Cabela’s North American Adventures

The loading screens in Cabela’s North American Adventures are populated with tips on how to play the game. In the middle of those comes this quote from Aristotle: “If some animals are good at hunting and others are suitable for hunting, then clearly the Gods must smile on hunting.” This is a confusing moment for players. Is North American Adventures asking you to consider your simulated hunt an examination of formal logic? Or is it exonerating you from answering the moral quandary created by shooting some unsuspecting nine-pointer in the face for fun? Put it this way: Your first task in the third level is to kill as many marmots as possible in two minutes because “there’s just too many of them for their own good.” Right.

The game, sponsored by the outdoor-recreation marketer Cabela’s, is a strange escapist fantasy.
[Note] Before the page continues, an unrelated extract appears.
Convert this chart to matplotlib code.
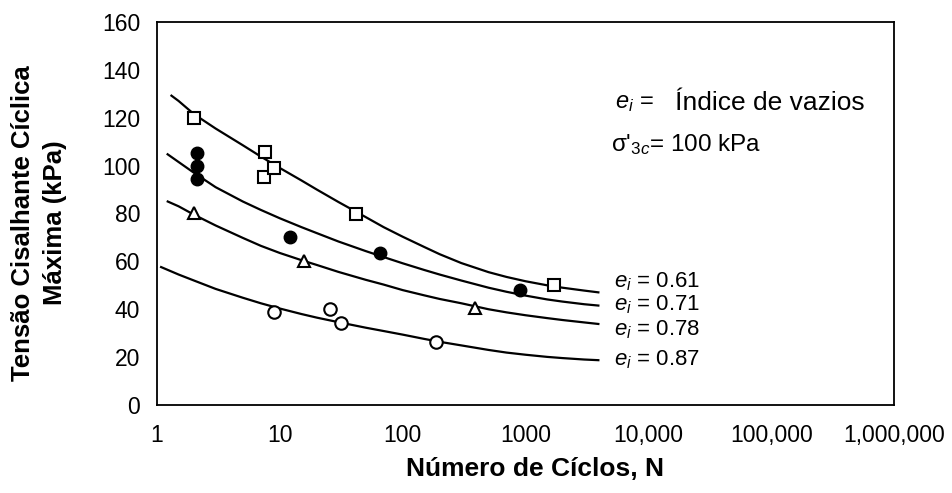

Like many videogames that put you behind the barrel of a gun, it fetishizes some aspects of violence through realism, and others through outlandish exaggeration. That description may make it sound like the game slavishly recreates the patient stalking, marking, and killing of a trophy buck, but also offers access to unattainable objects like legendary trophy animals, or wild guns and tools. But no, the only thing Adventures insists on realistically recreating is how you film a kill. Yes, after taking down your first deer, who runs around like a Covenant grunt from Halo rather than an actual animal, your next task is to play cameraman. Frame your shot precisely for the perfect grade, but ignore the fact that you can outrun a Pennsylvanian whitetail while wearing full hunting gear and carrying a rifle, a shotgun, and a bow.

The controls are simple but sloppy, and do much of the work for you. You can manually zoom with the left trigger before shooting with the right, but when framing a level-specific target, the lens automatically zooms in further and starts shaking to simulate arm tension. Why the occasional shakycam? There’s a decent variety in the goals of the 11 stages of Adventures’ Career Mode, often presenting you with multiple approaches to a hunt, but it never lets you find your own solution. You have to either use the Primos-brand lure, or sneak to a spot your cameraman specifies. If your prey spots you, you have to play a bizarre quick-time event, and if you fail, you’re sent back through multiple loading screens to a checkpoint. Why not have you actually hide and stop moving? Also, where’s all the blood?

The game’s best entertainment comes in the Big Trophy Tournaments—speedy tasks unfettered by the core mode’s bizarre attempt to simulate a Cabela’s hunting show—and galleries like the Prairie Dog Shoot. Even then, though, if you absolutely need to feel like a buckmaster, better to go to the nearest pub for some Big Buck Hunter.